# Data lines
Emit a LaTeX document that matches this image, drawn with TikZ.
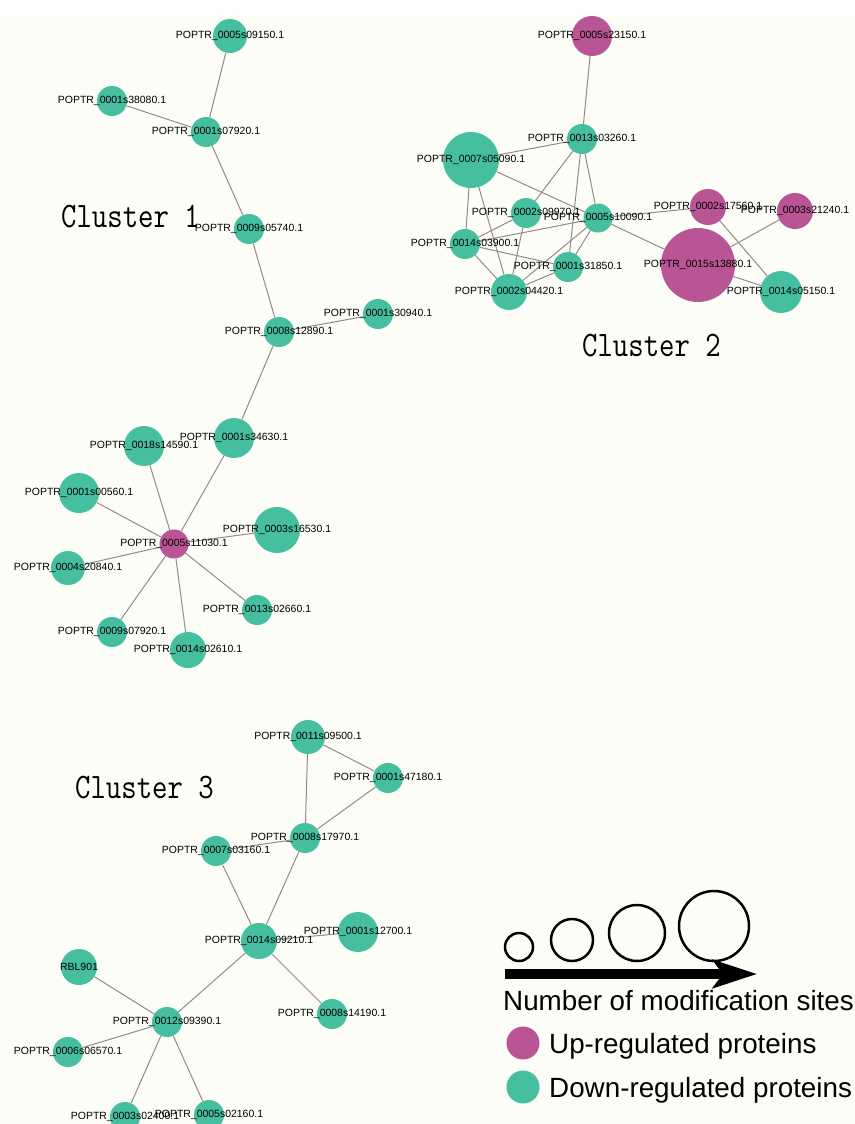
\documentclass[tikz,border=0pt]{standalone}
\usepackage{fontspec}
\setmainfont{Liberation Sans}
\usetikzlibrary{arrows.meta}
\pgfdeclarelayer{background}
\pgfdeclarelayer{fg}
\pgfsetlayers{background,main,fg}
\definecolor{downc}{RGB}{69,191,160}
\definecolor{upc}{RGB}{185,84,149}
\definecolor{edgec}{RGB}{150,136,140}
\definecolor{bgc}{RGB}{252,253,247}
\tikzset{
  prot/.style={circle, inner sep=0pt, draw=none, minimum size=#1bp},
  down/.style={prot=#1, fill=downc},
  up/.style={prot=#1, fill=upc},
  lab/.style={inner sep=0pt, text=black, font=\fontsize{10.5}{12}\selectfont},
  link/.style={draw=edgec, line width=1bp},
  ctitle/.style={inner sep=0pt, anchor=base west, font=\ttfamily\fontsize{30}{30}\selectfont},
  legc/.style={circle, draw=black, line width=2.5bp, inner sep=0pt, minimum size=#1bp},
  legt/.style={inner sep=0pt, anchor=base west, font=\fontsize{27.9}{30}\selectfont},
}
\begin{document}
\begin{tikzpicture}[x=1bp,y=-1bp]
\useasboundingbox (0,0) rectangle (855,1124);

% ---------- Cluster 1 ----------
\node[down=34] (A1) at (230,36) {};
\node[down=30] (A2) at (112,101) {};
\node[down=30] (A3) at (206,132) {};
\node[down=30] (A4) at (249,229) {};
\node[down=30] (A5) at (279,332) {};
\node[down=30] (A6) at (378,314) {};
\node[down=40] (A7) at (234,438) {};
\node[down=40] (A8) at (144,446) {};
\node[down=40] (A9) at (79,493) {};
\node[up=29]   (H1) at (174,544) {};
\node[down=46] (A10) at (277,530) {};
\node[down=34] (A11) at (68,568) {};
\node[down=30] (A12) at (257,610) {};
\node[down=30] (A13) at (112,632) {};
\node[down=36] (A14) at (188,650) {};

% ---------- Cluster 2 ----------
\node[up=40]   (B1) at (592,36) {};
\node[down=30] (B2) at (582,139) {};
\node[down=56] (B3) at (471,160) {};
\node[down=30] (B4) at (526,213) {};
\node[down=29] (B5) at (598,218) {};
\node[down=30] (B6) at (465,244) {};
\node[down=30] (B7) at (568,267) {};
\node[down=36] (B8) at (509,292) {};
\node[up=36]   (B9) at (708,207) {};
\node[up=36]   (B10) at (795,211) {};
\node[up=74]   (B11) at (698,265) {};
\node[down=42] (B12) at (781,292) {};

% ---------- Cluster 3 ----------
\node[down=34] (C1) at (308,737) {};
\node[down=30] (C2) at (388,778) {};
\node[down=30] (C3) at (305,838) {};
\node[down=30] (C4) at (216,851) {};
\node[down=36] (C5) at (259,941) {};
\node[down=40] (C6) at (358,932) {};
\node[down=36] (C7) at (79,967) {};
\node[down=30] (C8) at (332,1014) {};
\node[down=30] (C9) at (167,1022) {};
\node[down=30] (C10) at (68,1052) {};
\node[down=30] (C11) at (125,1117) {};
\node[down=30] (C12) at (209,1115) {};

% ---------- background and edges ----------
\begin{pgfonlayer}{background}
\fill[white] (0,0) rectangle (855,15);
\fill[bgc] (0,15) rectangle (855,1124);
\draw[link] (A1) -- (A3);
\draw[link] (A2) -- (A3);
\draw[link] (A3) -- (A4);
\draw[link] (A4) -- (A5);
\draw[link] (A5) -- (A6);
\draw[link] (A5) -- (A7);
\draw[link] (A7) -- (H1);
\draw[link] (A8) -- (H1);
\draw[link] (A9) -- (H1);
\draw[link] (A10) -- (H1);
\draw[link] (A11) -- (H1);
\draw[link] (A12) -- (H1);
\draw[link] (A13) -- (H1);
\draw[link] (A14) -- (H1);

\draw[link] (B1) -- (B2);
\draw[link] (B2) -- (B3);
\draw[link] (B2) -- (B4);
\draw[link] (B2) -- (B7);
\draw[link] (B2) -- (B5);
\draw[link] (B3) -- (B5);
\draw[link] (B3) -- (B6);
\draw[link] (B3) -- (B8);
\draw[link] (B4) -- (B6);
\draw[link] (B4) -- (B8);
\draw[link] (B5) -- (B6);
\draw[link] (B5) -- (B8);
\draw[link] (B5) -- (B7);
\draw[link] (B5) -- (B9);
\draw[link] (B5) -- (B11);
\draw[link] (B6) -- (B7);
\draw[link] (B6) -- (B8);
\draw[link] (B7) -- (B8);
\draw[link] (B9) -- (B12);
\draw[link] (B10) -- (B11);
\draw[link] (B11) -- (B12);

\draw[link] (C1) -- (C2);
\draw[link] (C1) -- (C3);
\draw[link] (C2) -- (C3);
\draw[link] (C3) -- (C4);
\draw[link] (C3) -- (C5);
\draw[link] (C4) -- (C5);
\draw[link] (C5) -- (C6);
\draw[link] (C5) -- (C8);
\draw[link] (C5) -- (C9);
\draw[link] (C7) -- (C9);
\draw[link] (C9) -- (C10);
\draw[link] (C9) -- (C11);
\draw[link] (C9) -- (C12);
\end{pgfonlayer}

% ---------- labels ----------
\begin{pgfonlayer}{fg}
\node[lab] (lA1) at (A1) {POPTR\_0005s09150.1};
\node[lab] (lA2) at (A2) {POPTR\_0001s38080.1};
\node[lab] (lA3) at (A3) {POPTR\_0001s07920.1};
\node[lab] (lA4) at (A4) {POPTR\_0009s05740.1};
\node[lab] (lA5) at (A5) {POPTR\_0008s12890.1};
\node[lab] (lA6) at (A6) {POPTR\_0001s30940.1};
\node[lab] (lA7) at (A7) {POPTR\_0001s34630.1};
\node[lab] (lA8) at (A8) {POPTR\_0018s14590.1};
\node[lab] (lA9) at (A9) {POPTR\_0001s00560.1};
\node[lab] (lH1) at (H1) {POPTR\_0005s11030.1};
\node[lab] (lA10) at (A10) {POPTR\_0003s16530.1};
\node[lab] (lA11) at (A11) {POPTR\_0004s20840.1};
\node[lab] (lA12) at (A12) {POPTR\_0013s02660.1};
\node[lab] (lA13) at (A13) {POPTR\_0009s07920.1};
\node[lab] (lA14) at (A14) {POPTR\_0014s02610.1};

\node[lab] (lB1) at (B1) {POPTR\_0005s23150.1};
\node[lab] (lB2) at (B2) {POPTR\_0013s03260.1};
\node[lab] (lB3) at (B3) {POPTR\_0007s05090.1};
\node[lab] (lB4) at (B4) {POPTR\_0002s09970.1};
\node[lab] (lB5) at (B5) {POPTR\_0005s10090.1};
\node[lab] (lB6) at (B6) {POPTR\_0014s03900.1};
\node[lab] (lB7) at (B7) {POPTR\_0001s31850.1};
\node[lab] (lB8) at (B8) {POPTR\_0002s04420.1};
\node[lab] (lB9) at (B9) {POPTR\_0002s17560.1};
\node[lab] (lB10) at (B10) {POPTR\_0003s21240.1};
\node[lab] (lB11) at (B11) {POPTR\_0015s13880.1};
\node[lab] (lB12) at (B12) {POPTR\_0014s05150.1};

\node[lab] (lC1) at (C1) {POPTR\_0011s09500.1};
\node[lab] (lC2) at (C2) {POPTR\_0001s47180.1};
\node[lab] (lC3) at (C3) {POPTR\_0008s17970.1};
\node[lab] (lC4) at (C4) {POPTR\_0007s03160.1};
\node[lab] (lC5) at (C5) {POPTR\_0014s09210.1};
\node[lab] (lC6) at (C6) {POPTR\_0001s12700.1};
\node[lab] (lC7) at (C7) {RBL901};
\node[lab] (lC8) at (C8) {POPTR\_0008s14190.1};
\node[lab] (lC9) at (C9) {POPTR\_0012s09390.1};
\node[lab] (lC10) at (C10) {POPTR\_0006s06570.1};
\node[lab] (lC11) at (C11) {POPTR\_0003s02400.1};
\node[lab] (lC12) at (C12) {POPTR\_0005s02160.1};
\end{pgfonlayer}

% ---------- cluster titles ----------
\node[ctitle] (t1) at (61,227) {\scalebox{1}[1.2]{Cluster 1}};
\node[ctitle] (t2) at (582,356) {\scalebox{1}[1.2]{Cluster 2}};
\node[ctitle] (t3) at (75,798) {\scalebox{1}[1.2]{Cluster 3}};

% ---------- legend ----------
\coordinate (arrS) at (505,974);
\coordinate (arrE) at (757,974);
\draw[line width=10bp, -{Stealth[length=44bp, width=28bp, inset=10bp]}] (arrS) -- (arrE);
\node[legc=28] (s1) at (519,947) {};
\node[legc=42] (s2) at (572,940) {};
\node[legc=56] (s3) at (637,933) {};
\node[legc=70] (s4) at (714,926) {};
\node[legt] (lnum) at (503,1010) {Number of modification sites};
\node[up=33] (kup) at (523,1043) {};
\node[legt] (lup) at (549,1053) {Up-regulated proteins};
\node[down=33] (kdown) at (523,1087) {};
\node[legt] (ldown) at (549,1097) {Down-regulated proteins};
\end{tikzpicture}
\end{document}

# Given task
Reproduce exactly the run of lines that opens the listing and closes with the line holding "(A14) at (188,650)". Pictures are excluded.

# Correct result
Emit a LaTeX document that matches this image, drawn with TikZ.
\documentclass[tikz,border=0pt]{standalone}
\usepackage{fontspec}
\setmainfont{Liberation Sans}
\usetikzlibrary{arrows.meta}
\pgfdeclarelayer{background}
\pgfdeclarelayer{fg}
\pgfsetlayers{background,main,fg}
\definecolor{downc}{RGB}{69,191,160}
\definecolor{upc}{RGB}{185,84,149}
\definecolor{edgec}{RGB}{150,136,140}
\definecolor{bgc}{RGB}{252,253,247}
\tikzset{
  prot/.style={circle, inner sep=0pt, draw=none, minimum size=#1bp},
  down/.style={prot=#1, fill=downc},
  up/.style={prot=#1, fill=upc},
  lab/.style={inner sep=0pt, text=black, font=\fontsize{10.5}{12}\selectfont},
  link/.style={draw=edgec, line width=1bp},
  ctitle/.style={inner sep=0pt, anchor=base west, font=\ttfamily\fontsize{30}{30}\selectfont},
  legc/.style={circle, draw=black, line width=2.5bp, inner sep=0pt, minimum size=#1bp},
  legt/.style={inner sep=0pt, anchor=base west, font=\fontsize{27.9}{30}\selectfont},
}
\begin{document}
\begin{tikzpicture}[x=1bp,y=-1bp]
\useasboundingbox (0,0) rectangle (855,1124);

% ---------- Cluster 1 ----------
\node[down=34] (A1) at (230,36) {};
\node[down=30] (A2) at (112,101) {};
\node[down=30] (A3) at (206,132) {};
\node[down=30] (A4) at (249,229) {};
\node[down=30] (A5) at (279,332) {};
\node[down=30] (A6) at (378,314) {};
\node[down=40] (A7) at (234,438) {};
\node[down=40] (A8) at (144,446) {};
\node[down=40] (A9) at (79,493) {};
\node[up=29]   (H1) at (174,544) {};
\node[down=46] (A10) at (277,530) {};
\node[down=34] (A11) at (68,568) {};
\node[down=30] (A12) at (257,610) {};
\node[down=30] (A13) at (112,632) {};
\node[down=36] (A14) at (188,650) {};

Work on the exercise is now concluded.